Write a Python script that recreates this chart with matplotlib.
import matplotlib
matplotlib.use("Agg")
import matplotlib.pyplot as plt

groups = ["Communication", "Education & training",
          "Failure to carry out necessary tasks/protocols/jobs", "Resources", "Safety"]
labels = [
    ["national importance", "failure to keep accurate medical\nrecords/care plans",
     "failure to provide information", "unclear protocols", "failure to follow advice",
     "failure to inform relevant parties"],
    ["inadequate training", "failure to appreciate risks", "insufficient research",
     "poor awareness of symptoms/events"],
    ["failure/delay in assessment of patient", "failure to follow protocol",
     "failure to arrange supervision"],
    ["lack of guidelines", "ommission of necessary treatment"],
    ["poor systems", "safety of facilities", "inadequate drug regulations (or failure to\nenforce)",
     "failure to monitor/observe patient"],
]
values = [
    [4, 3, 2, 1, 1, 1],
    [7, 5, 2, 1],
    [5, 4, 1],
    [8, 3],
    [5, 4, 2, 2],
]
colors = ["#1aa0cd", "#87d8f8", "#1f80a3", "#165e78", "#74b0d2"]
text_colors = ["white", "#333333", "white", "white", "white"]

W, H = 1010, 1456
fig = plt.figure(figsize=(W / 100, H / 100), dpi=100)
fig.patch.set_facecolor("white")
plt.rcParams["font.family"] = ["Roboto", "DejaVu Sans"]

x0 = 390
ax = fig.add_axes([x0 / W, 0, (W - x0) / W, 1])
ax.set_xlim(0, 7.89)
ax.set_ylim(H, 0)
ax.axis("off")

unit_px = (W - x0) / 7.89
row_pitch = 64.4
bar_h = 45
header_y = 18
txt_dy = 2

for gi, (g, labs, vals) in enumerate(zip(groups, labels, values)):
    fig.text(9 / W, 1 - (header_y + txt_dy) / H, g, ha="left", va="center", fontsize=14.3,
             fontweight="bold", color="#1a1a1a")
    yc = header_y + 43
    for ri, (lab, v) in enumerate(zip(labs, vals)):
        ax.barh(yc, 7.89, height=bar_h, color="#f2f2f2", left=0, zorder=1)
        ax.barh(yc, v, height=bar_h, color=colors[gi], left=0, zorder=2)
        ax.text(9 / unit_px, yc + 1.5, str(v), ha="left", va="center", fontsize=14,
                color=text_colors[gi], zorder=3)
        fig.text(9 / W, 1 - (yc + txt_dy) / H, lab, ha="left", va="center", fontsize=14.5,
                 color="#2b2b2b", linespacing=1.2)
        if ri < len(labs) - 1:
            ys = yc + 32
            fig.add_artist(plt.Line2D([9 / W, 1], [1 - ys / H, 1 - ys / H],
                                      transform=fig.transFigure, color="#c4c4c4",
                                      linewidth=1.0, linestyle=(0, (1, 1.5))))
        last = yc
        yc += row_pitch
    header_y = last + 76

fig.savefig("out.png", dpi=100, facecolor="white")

## Goal:
Return only the lines from the beginning of the material up to and including the line with "import matplotlib.pyplot as plt", exactly as written.

## Response for this exercise:
Write a Python script that recreates this chart with matplotlib.
import matplotlib
matplotlib.use("Agg")
import matplotlib.pyplot as plt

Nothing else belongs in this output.